Der Zustand der Deiche wird jedoch genau überwacht. Ebenso wird geprüft, ob die Deiche zu einem künftigen Zeitpunkt erhöht werden müssen. Deshalb können sich alle gut geschützt in den Marschgebieten aufhalten.
Flussdeiche
Die niedrigeren Flussdeiche verlaufen entlang der Flüsse und wurden zwischen 1927 und 1930 im Zuge der Entwässerung der Tønder-Marsch errichtet. Ohne die Flussdeiche wäre die Entwässerung nicht möglich gewesen. Die Deiche sorgen dafür, dass das Wasser in den Flüssen verbleibt, wenn es von den Kanälen in den niedriggelegenen Gegenden der Marsch hinauf in die Flüsse gepumpt wird.

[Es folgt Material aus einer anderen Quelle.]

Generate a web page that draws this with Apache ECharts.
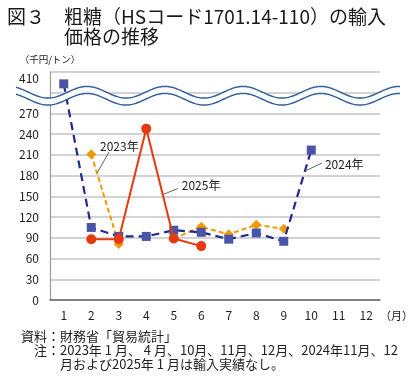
<!DOCTYPE html>
<html>
<head>
<meta charset="utf-8">
<script src="https://cdn.jsdelivr.net/npm/echarts@6/dist/echarts.min.js"></script>
<style>
  html, body { margin: 0; padding: 0; background: #fff; }
  #chart { width: 420px; height: 377px; }
</style>
</head>
<body>
<div id="chart"></div>
<script>
// 月（カテゴリ）
var months = ["1", "2", "3", "4", "5", "6", "7", "8", "9", "10", "11", "12"];
// 輸入価格（千円/トン）
var price2023 = [null, 211, 81, null, 89, 106, 95, 109, 103, null, null, null];
var price2024 = [370, 105, 92, 92, 101, 98, 88, 97, 85, 217, null, null];
var price2025 = [null, 88, 88, 248, 89, 78, null, null, null, null, null, null];
// y軸目盛（300は省略、最上段は410）
var yTicks = [0, 30, 60, 90, 120, 150, 180, 210, 240, 270, 300, 330];
var yTickLabels = ["0", "30", "60", "90", "120", "150", "180", "210", "240", "270", "", "410"];

var FONT = "'Noto Sans CJK JP', 'Noto Sans', sans-serif";

// 270を超える値は省略区間に縮めて表示（270→270, 410→330）
function toAxis(v) {
  if (v == null) return null;
  if (v <= 270) return v;
  return 270 + (v - 270) * 60 / 140;
}

var chart = echarts.init(document.getElementById("chart"));

var option = {
  animation: false,
  textStyle: { fontFamily: FONT },
  grid: { left: 50, right: 40, top: 72, bottom: 77 },
  xAxis: {
    type: "category",
    data: months,
    boundaryGap: true,
    name: "（月）",
    nameLocation: "end",
    nameGap: 0,
    nameTextStyle: { fontSize: 11, color: "#222", verticalAlign: "top", padding: [10, 0, 0, 0], fontFamily: FONT },
    axisLine: { lineStyle: { color: "#666", width: 1.5 } },
    axisTick: { show: false },
    axisLabel: { fontSize: 12, color: "#222", margin: 9, fontFamily: FONT }
  },
  yAxis: {
    type: "value",
    min: 0,
    max: 330,
    interval: 30,
    name: "（千円/トン）",
    nameLocation: "end",
    nameGap: 8,
    nameTextStyle: { fontSize: 9.5, color: "#222", align: "center", fontFamily: FONT },
    axisLine: { show: true, lineStyle: { color: "#999", width: 1.2 } },
    axisTick: { show: false },
    axisLabel: {
      fontSize: 12,
      color: "#222",
      margin: 11,
      fontFamily: FONT,
      formatter: function (v) {
        var i = yTicks.indexOf(v);
        if (i < 0) return "";
        return v === 330 ? "{top|" + yTickLabels[i] + "}" : yTickLabels[i];
      },
      rich: { top: { fontSize: 12, color: "#222", padding: [12, 0, 0, 0], fontFamily: FONT } }
    },
    splitLine: { lineStyle: { color: "#c4c4c4", width: 1.5 } }
  },
  title: [
    {
      text: "図３　粗糖（HSコード1701.14-110）の輸入",
      left: 2, top: 2,
      textStyle: { fontSize: 19, fontWeight: "normal", color: "#1a1a1a", fontFamily: FONT }
    },
    {
      text: "価格の推移",
      left: 59, top: 22,
      textStyle: { fontSize: 19, fontWeight: "normal", color: "#1a1a1a", fontFamily: FONT }
    }
  ],
  series: [
    {
      name: "2023年",
      type: "line",
      data: price2023.map(toAxis),
      symbol: "diamond",
      symbolSize: 10,
      connectNulls: false,
      lineStyle: { color: "#f39800", width: 2, type: [5, 3] },
      itemStyle: { color: "#f39800" },
      z: 2
    },
    {
      name: "2024年",
      type: "line",
      data: price2024.map(toAxis),
      symbol: "rect",
      symbolSize: 9,
      connectNulls: false,
      lineStyle: { color: "#1e2a8c", width: 2.2, type: [8, 5] },
      itemStyle: { color: "#4a55a8" },
      z: 3
    },
    {
      name: "2025年",
      type: "line",
      data: price2025.map(toAxis),
      symbol: "circle",
      symbolSize: 10,
      connectNulls: false,
      lineStyle: { color: "#e8380d", width: 2 },
      itemStyle: { color: "#e8380d" },
      z: 4
    }
  ]
};

chart.setOption(option);

// 系列名の注記（線上の位置は各系列の2点間から求める）
var notes = [
  { series: 0, data: price2023, from: 1, t: 0.21, text: "2023年", tx: 3, ty: -27, lx: 12, ly: -21 },
  { series: 2, data: price2025, from: 3, t: 0.6, text: "2025年", tx: 19, ty: -9, lx: 15, ly: -6 },
  { series: 1, data: price2024, from: 8, t: 0.77, text: "2024年", tx: 20, ty: -7, lx: 17, ly: -8 }
];

var graphics = [];
notes.forEach(function (n) {
  var a = chart.convertToPixel({ seriesIndex: n.series }, [n.from, toAxis(n.data[n.from])]);
  var b = chart.convertToPixel({ seriesIndex: n.series }, [n.from + 1, toAxis(n.data[n.from + 1])]);
  var px = a[0] + (b[0] - a[0]) * n.t;
  var py = a[1] + (b[1] - a[1]) * n.t;
  graphics.push({
    type: "line",
    shape: { x1: px + n.lx, y1: py + n.ly, x2: px, y2: py },
    style: { stroke: "#666", lineWidth: 1 },
    z: 10
  });
  graphics.push({
    type: "text",
    x: px + n.tx,
    y: py + n.ty,
    style: { text: n.text, fill: "#222", font: "12px " + FONT, textVerticalAlign: "middle" },
    z: 10
  });
});

// 省略の波線
var yc = chart.convertToPixel({ yAxisIndex: 0 }, 300);
var upper = [], lower = [];
for (var x = 16; x <= 400; x += 2) {
  var w = -5.8 * Math.cos(2 * Math.PI * (x - 87) / 78);
  upper.push([x, yc - 0.5 + w]);
  lower.push([x, yc + 6.5 + w]);
}
graphics.push({
  type: "polygon",
  shape: { points: upper.concat(lower.slice().reverse()) },
  style: { fill: "#fff" },
  z: 20
});
graphics.push({ type: "polyline", shape: { points: upper }, style: { stroke: "#34609c", lineWidth: 1.5, fill: null }, z: 21 });
graphics.push({ type: "polyline", shape: { points: lower }, style: { stroke: "#34609c", lineWidth: 1.5, fill: null }, z: 21 });

// 出所・注
var footer = [
  { text: "資料：財務省「貿易統計」", x: 21, y: 336 },
  { text: "注：2023年 1 月、 4 月、10月、11月、12月、2024年11月、12", x: 34, y: 350 },
  { text: "月および2025年 1 月は輸入実績なし。", x: 60, y: 364 }
];
footer.forEach(function (f) {
  graphics.push({
    type: "text",
    x: f.x,
    y: f.y,
    style: { text: f.text, fill: "#222", font: "13px " + FONT, textVerticalAlign: "middle" },
    z: 10
  });
});

chart.setOption({ graphic: graphics });
</script>
</body>
</html>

Ohne die Flussdeiche und die Pumpstationen wäre die Tønder-Marsch überschwemmt worden – nicht vom Meerwasser, das von Westen hereingedrückt wird, sondern vom Regenwasser, das im Bereich zwischen der Umgebung der Schleuse im Westen bis zur Autobahn in der Mitte von Sønderjylland fällt. Das ist ein Regeneinzugsgebiet von 1.341 km², dessen sämtliche Niederschlagsmengen durch die Vidå-Schleuse abgeleitet werden müssen. Bei maximaler Belastung sind das über 200.000 Liter – rund 500 Badewannen voll –, die pro Sekunde durch die Schleuse strömen. Wenn die Schleusentore aufgrund des Drucks vom Wattenmeer geschlossen sind, kann das sich in den Flüssen rückstauende Wasser nicht entweichen. Die Flüsse würden daher schnell über ihre Ufer treten und die Tønder-Marsch überschwemmen, wenn es die Flussdeiche nicht geben würde.
Klimaschutzmaßnahmen
Trotz der Flussdeiche stellt der Wasserrückstau eine ständige Gefahr für Überschwemmungen dar. Bei großen Niederschlagsmengen über einen längeren Zeitraum in Kombination mit starkem Westwind sammelt sich das rückstauende Wasser schnell an. Deshalb wird an vielen Orten in der Tønder-Marsch an Klimasicherungsmaßnahmen gearbeitet – unter anderem durch Errichtung von Bereichen, in denen das Wasser zwischengespeichert werden kann, bis sich die Schleusentore wieder öffnen. Ein solcher Speicherort ist unter anderem in Margrethekog Syd, etwas südlich der Vidå-Schleuse, zu finden.